§ **EXERCISE PROMPT**
Exactly the lines from the one containing "Write the TikZ code for this diagram." through the one containing "minimum width=288pt, minimum" are to be returned, please, without any pictures.

** START MATERIAL FOR THIS TASK **

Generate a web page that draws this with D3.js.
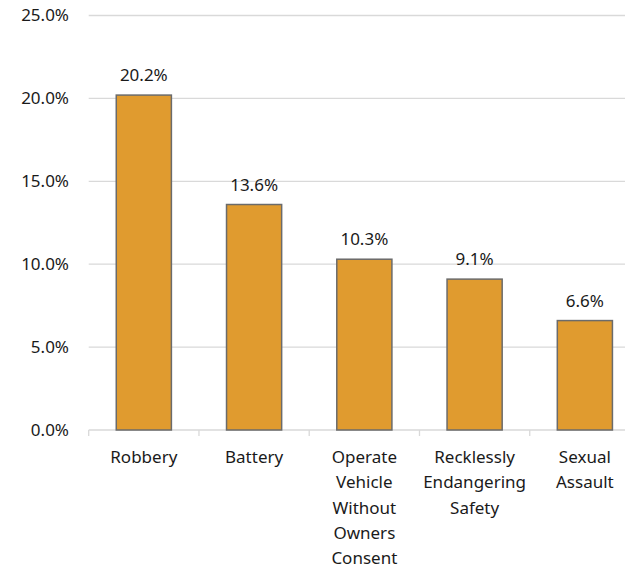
<!DOCTYPE html>
<html lang="en">
<head>
<meta charset="utf-8">
<title>Offense share</title>
<script src="https://d3js.org/d3.v7.min.js"></script>
<style>
  body { margin: 0; background: #fff; }
  text { font-family: "Noto Sans", "Lato", sans-serif; fill: #1a1a1a; }
  .grid line { stroke: #d9d9d9; stroke-width: 1.3; }
  .axis path, .axis line { stroke: #d9d9d9; stroke-width: 1.3; }
</style>
</head>
<body>
<div id="chart"></div>
<script>
// data
var categories = ["Robbery", "Battery", "Operate Vehicle Without Owners Consent", "Recklessly Endangering Safety", "Sexual Assault"]
var labelLines = [["Robbery"], ["Battery"], ["Operate", "Vehicle", "Without", "Owners", "Consent"], ["Recklessly", "Endangering", "Safety"], ["Sexual", "Assault"]]
var values = [20.2, 13.6, 10.3, 9.1, 6.6]
var yTicks = [0, 5, 10, 15, 20, 25]

var w = 625
var h = 571
var mLeft = 88.7, mRight = 640, mTop = 15.5, mBottom = 430
var fontSize = "17px"

var svg = d3.select("#chart").append("svg")
  .attr("width", w)
  .attr("height", h)

var xScale = d3.scaleBand()
  .domain(categories)
  .range([mLeft, mRight])
  .paddingInner(0.5)
  .paddingOuter(0.25)

var yScale = d3.scaleLinear()
  .domain([0, 25])
  .range([mBottom, mTop])

// gridlines
svg.append("g").attr("class", "grid")
  .selectAll("line")
  .data(yTicks.filter(function(d) { return d > 0 }))
  .enter().append("line")
  .attr("x1", mLeft).attr("x2", mRight)
  .attr("y1", function(d) { return yScale(d) })
  .attr("y2", function(d) { return yScale(d) })

// y labels
svg.append("g")
  .selectAll("text")
  .data(yTicks)
  .enter().append("text")
  .attr("x", 69)
  .attr("y", function(d) { return yScale(d) })
  .attr("dy", "0.35em")
  .attr("text-anchor", "end")
  .style("font-size", fontSize)
  .text(function(d) { return d.toFixed(1) + "%" })

// x axis with ticks between categories
var xAxis = svg.append("g").attr("class", "axis")
  .attr("transform", "translate(0," + mBottom + ")")
xAxis.append("line").attr("x1", mLeft).attr("x2", mRight)
var step = xScale.step()
xAxis.selectAll(".tk")
  .data(d3.range(categories.length + 1))
  .enter().append("line").attr("class", "tk")
  .attr("x1", function(i) { return mLeft + i * step })
  .attr("x2", function(i) { return mLeft + i * step })
  .attr("y1", 0).attr("y2", 6)

// bars
svg.append("g")
  .selectAll("rect")
  .data(values)
  .enter().append("rect")
  .attr("x", function(d, i) { return xScale(categories[i]) })
  .attr("y", function(d) { return yScale(d) })
  .attr("width", xScale.bandwidth())
  .attr("height", function(d) { return mBottom - yScale(d) })
  .style("fill", "#e09b2f")
  .style("stroke", "#6b6b6b")
  .style("stroke-width", 1.5)

// value labels
svg.append("g")
  .selectAll("text")
  .data(values)
  .enter().append("text")
  .attr("x", function(d, i) { return xScale(categories[i]) + xScale.bandwidth() / 2 })
  .attr("y", function(d) { return yScale(d) - 14 })
  .attr("text-anchor", "middle")
  .style("font-size", fontSize)
  .text(function(d) { return d.toFixed(1) + "%" })

// category labels
var cat = svg.append("g")
  .selectAll("text")
  .data(labelLines)
  .enter().append("text")
  .attr("x", function(d, i) { return xScale(categories[i]) + xScale.bandwidth() / 2 })
  .attr("y", 463)
  .attr("text-anchor", "middle")
  .style("font-size", fontSize)
cat.selectAll("tspan")
  .data(function(d) { return d })
  .enter().append("tspan")
  .attr("x", function() { return d3.select(this.parentNode).attr("x") })
  .attr("dy", function(d, i) { return i === 0 ? 0 : 25.3 })
  .text(function(d) { return d })
</script>
</body>
</html>
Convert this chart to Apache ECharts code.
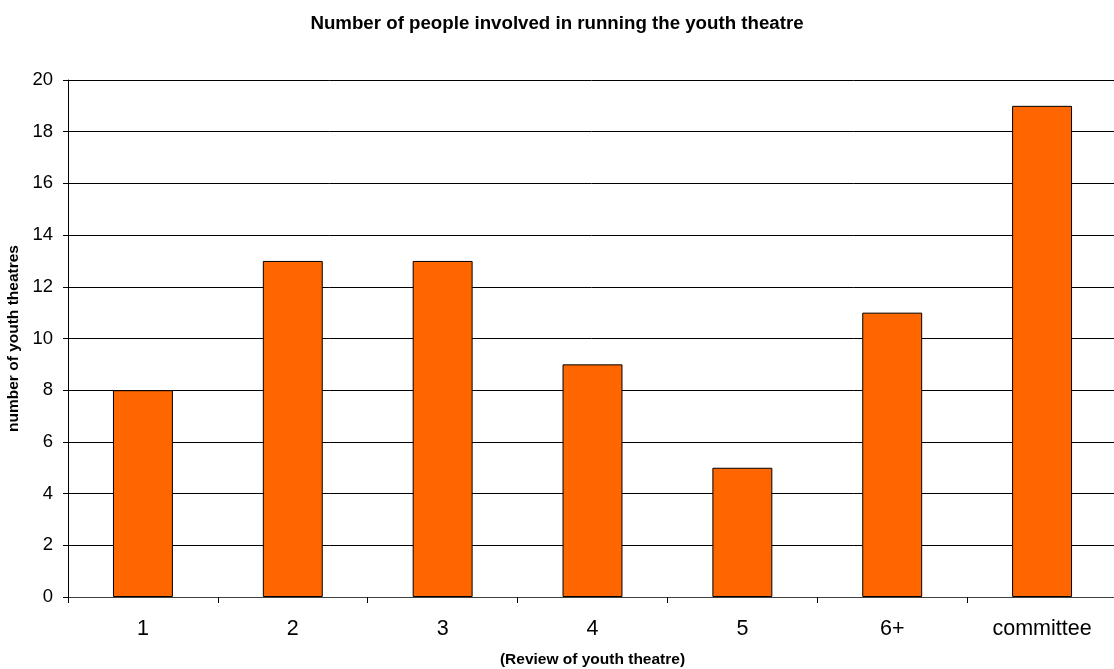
<!DOCTYPE html>
<html>
<head>
<meta charset="utf-8">
<script src="https://cdn.jsdelivr.net/npm/echarts@6/dist/echarts.min.js"></script>
<style>
  html, body { margin: 0; padding: 0; background: #fff; }
  #chart { width: 1114px; height: 669px; }
</style>
</head>
<body>
<div id="chart"></div>
<script>
// Count of youth theatres by number of people running them
const categories = ['1', '2', '3', '4', '5', '6+', 'committee'];
const theatreCounts = [8, 13, 13, 9, 5, 11, 19];
const yTicks = { min: 0, max: 20, interval: 2 };

const FONT = '"Liberation Sans", Arial, sans-serif';
const chart = echarts.init(document.getElementById('chart'), null, { renderer: 'canvas' });

chart.setOption({
  animation: false,
  backgroundColor: '#ffffff',
  title: {
    text: 'Number of people involved in running the youth theatre',
    left: 'center',
    top: 9,
    textStyle: { fontFamily: FONT, fontSize: 18.7, fontWeight: 'bold', color: '#000' }
  },
  grid: {
    left: 68, top: 80, width: 1049, bottom: 72,
    containLabel: false,
    outerBoundsMode: 'none'
  },
  xAxis: {
    type: 'category',
    data: categories,
    name: '(Review of youth theatre)',
    nameLocation: 'middle',
    nameGap: 55,
    nameTextStyle: { fontFamily: FONT, fontSize: 15.5, fontWeight: 'bold', color: '#000' },
    axisLine: { lineStyle: { color: '#404040', width: 1 } },
    axisTick: { show: true, length: 6, alignWithLabel: false, lineStyle: { color: '#000' } },
    axisLabel: { fontFamily: FONT, fontSize: 21.5, color: '#000', margin: 21 }
  },
  yAxis: {
    type: 'value',
    min: yTicks.min,
    max: yTicks.max,
    interval: yTicks.interval,
    name: 'number of youth theatres',
    nameLocation: 'middle',
    nameGap: 41,
    nameRotate: 90,
    nameTextStyle: { fontFamily: FONT, fontSize: 15.5, fontWeight: 'bold', color: '#000' },
    axisLine: { show: true, lineStyle: { color: '#000', width: 1 } },
    axisTick: { show: true, length: 5, lineStyle: { color: '#000' } },
    axisLabel: { fontFamily: FONT, fontSize: 18.5, color: '#000', margin: 15 },
    splitLine: { show: true, lineStyle: { color: '#000', width: 1 } }
  },
  series: [{
    type: 'bar',
    data: theatreCounts,
    barWidth: '40%',
    itemStyle: { color: '#FF6600', borderColor: '#000', borderWidth: 1 }
  }]
});
</script>
</body>
</html>
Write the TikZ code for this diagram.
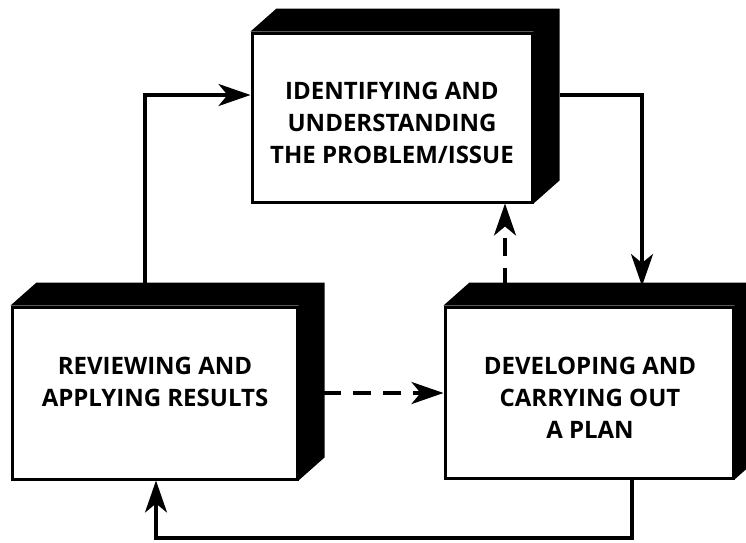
\documentclass[tikz,border=0pt]{standalone}
\usepackage{fontspec}
\setmainfont{Open Sans}
\usetikzlibrary{arrows.meta}
\begin{document}
\begin{tikzpicture}[x=1pt,y=-1pt,
  face/.style={draw=black, line width=3pt, fill=white, inner sep=0pt},
  lbl/.style={font=\fontsize{24}{32}\selectfont\bfseries, align=center, inner sep=0pt},
  conn/.style={line width=3.5pt, -{Stealth[length=32pt,width=22pt,inset=9pt]}},
  dashconn/.style={conn, dash pattern=on 18pt off 12pt},
  shade/.style={fill=black},
]
\clip (0,0) rectangle (746,542);
\fill[white] (0,0) rectangle (746,542);

% boxes (front faces)
\node[face, minimum width=280pt, minimum height=169pt] (top) at (392,117.5) {};
\node[face, minimum width=285pt, minimum height=172pt] (left) at (154.5,393) {};
\node[face, minimum width=288pt, minimum height=171pt] (right) at (589,392.5) {};

% 3D top and side faces
\foreach \b in {top,left,right}{
  \fill[shade] (\b.north west) -- ([shift={(26,-23)}]\b.north west)
    -- ([shift={(26,-23)}]\b.north east) -- ([shift={(26,-23)}]\b.south east)
    -- (\b.south east) -- (\b.north east) -- cycle;
}

% texts
\node[lbl] (t1) at (392,123) {IDENTIFYING AND\\UNDERSTANDING\\THE PROBLEM/ISSUE};
\node[lbl] (t2) at (155,382) {REVIEWING AND\\APPLYING RESULTS};
\node[lbl] (t3) at (590,398) {DEVELOPING AND\\CARRYING OUT\\A PLAN};

% connector end points
\coordinate (c1) at (145,286);
\coordinate (c2) at (642,286);
\coordinate (c3) at (505,286);
\coordinate (c4) at (323,393);
\coordinate (c5) at (632,538);
\coordinate (c6) at (156,538);

\draw[conn] (c1) |- ([shift={(0,-22.5)}]top.west);
\draw[conn] ([shift={(26,-22.5)}]top.east) -| (c2);
\draw[dashconn] (c3) -- (top.south -| c3);
\draw[dashconn] (c4) -- (right.west |- c4);
\draw[conn] (right.south -| c5) -- (c5) -- (c6) -- (left.south -| c6);
\end{tikzpicture}
\end{document}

** END MATERIAL FOR THIS TASK **

§ **PROBLEM SOLUTION**
Write the TikZ code for this diagram.
\documentclass[tikz,border=0pt]{standalone}
\usepackage{fontspec}
\setmainfont{Open Sans}
\usetikzlibrary{arrows.meta}
\begin{document}
\begin{tikzpicture}[x=1pt,y=-1pt,
  face/.style={draw=black, line width=3pt, fill=white, inner sep=0pt},
  lbl/.style={font=\fontsize{24}{32}\selectfont\bfseries, align=center, inner sep=0pt},
  conn/.style={line width=3.5pt, -{Stealth[length=32pt,width=22pt,inset=9pt]}},
  dashconn/.style={conn, dash pattern=on 18pt off 12pt},
  shade/.style={fill=black},
]
\clip (0,0) rectangle (746,542);
\fill[white] (0,0) rectangle (746,542);

% boxes (front faces)
\node[face, minimum width=280pt, minimum height=169pt] (top) at (392,117.5) {};
\node[face, minimum width=285pt, minimum height=172pt] (left) at (154.5,393) {};
\node[face, minimum width=288pt, minimum height=171pt] (right) at (589,392.5) {};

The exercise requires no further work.